The United States Department of Energy has awarded the University of Utah $1.5 million to study the potential of transforming coal-associated mineral resources in Utah and western Colorado’s Uinta Basin region into high-value metal, mineral and non-fuel carbon-based products. Coal has historically been used for combustion and energy generation, but may additionally host critical minerals and rare earth elements that have been overlooked and are valuable non-fuel products in our modern society.
The award is part of a$19 million initiative, with awards to 13 projects across the country, aimed at developing domestic production of rare earth elements and other critical minerals as well as important advanced materials such as carbon fiber and polymers.

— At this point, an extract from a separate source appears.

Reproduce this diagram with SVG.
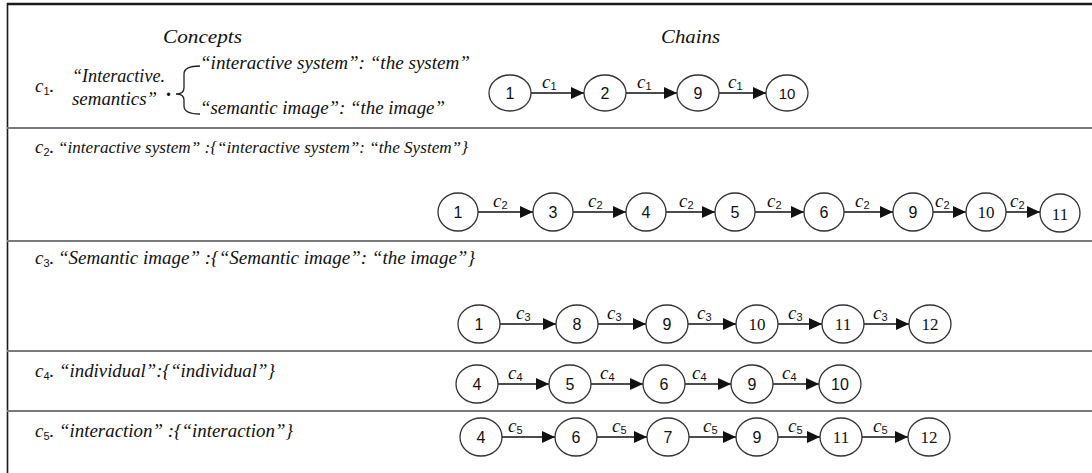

The project includes 25 organizations and 30 team members and is led by Michael Free, professor of materials science and engineering and chair of the Department of Mining Engineering. The geology portion of the project is led by Lauren Birgenheier, associate professor of geology and geophysics. Other portions of the project are led by Prashant Sarswat, research associate professor of materials science and engineering, Tulinda Larsen, executive director of the Utah Advanced Materials and Manufacturing Initiative (UAMMI) and Jim Patten, JWP Consulting, LLC. Some of the main partnering organizations include UAMMI, Colorado School of Mines, Los Alamos National Laboratory, Wolverine Fuels, Utah Geological Survey, Colorado Geological Survey, Institute for Advanced Composites Manufacturing Innovations, JWP Consulting, LLC and Utah State University—Eastern.
“This project is designed to help make the transformation of resources into valued products, and in the process diversify the economic base of the region and expand job opportunities while simultaneously supplying our country with critical resources,” Free says.
Modern technologies, including clean energy technologies, depend on rare earth elements and critical minerals to comprise batteries, magnets, solar panels and other components. The United States currently imports most of these rare earth elements and critical minerals, leaving the supply chain vulnerable to natural and political disruptions.
“China’s near monopoly over rare earth metals makes the rest of the world dependent on them,” says Sen. Mitt Romney in aDepartment of Energy statement. “With this funding, Utah will continue to play a vital role in United States’ production of rare earth metals and critical minerals, which will help rebuild our supply chain and decrease our dependence on China. Importantly, these projects will also create new jobs and spur economic growth for communities in the Uintah Basin.”
Uinta Basin resources
The Uinta Basin lies in northeastern Utah and due to its geological properties is historically a source of coal, oil shale and oil and gas. After further evaluation, the Uinta Basin region may prove to be a valuable source of rare earth elements and critical minerals.
Beyond their use in a fossil fuel economy, these resources form the raw materials of many of our modern technologies.
“Rare earth elements and critical minerals are needed to build and run our cell phones, computers, and cars,” Free says. “Carbon fiber composites are needed in a variety of products and industries, and particularly in the aerospace industry. Polymers are used in nearly everything we use.”
“Importantly,” Birgenheier adds, “rare earth elements and critical minerals are used in many renewable energy technologies. As such, the project is part of an innovative energy transition that is already underway.”
Additionally, using natural resources in non-fuel applications, the researchers say, reduces carbon emissions.
Benefitting Utah
According to the Department of Energy, the U’s project will “quantify, assess, and plan to enable the transformation of Uinta Basin earth resources such as coal, oil shale, resin, rare earth elements and critical materials into high value metal, mineral and carbon-based products that can be used in advanced products such as carbon fiber composites in aircraft and high powered magnets and batteries in electric vehicles.”
U researchers will better characterize the geologic resources in the basin and develop improved technologies for transforming the raw materials into commercially viable products. Chemical engineering professor Eric Eddings, for example, will continue hisongoing workto develop ways to turn coal pitch, an asphalt-like coal derivative, into carbon fiber for use in a wide range of products.
Free says that producing these materials and minerals in the Uintah Basin will help diversify the demand for them as the need for fossil fuel declines while reducing reliance on imported minerals.
“Producing these products in the Uintah Basin would expand and diversify the regional economy while providing domestic access to critical minerals that are now imported,” he says. “It would also expand economic and educational opportunities for local residents.”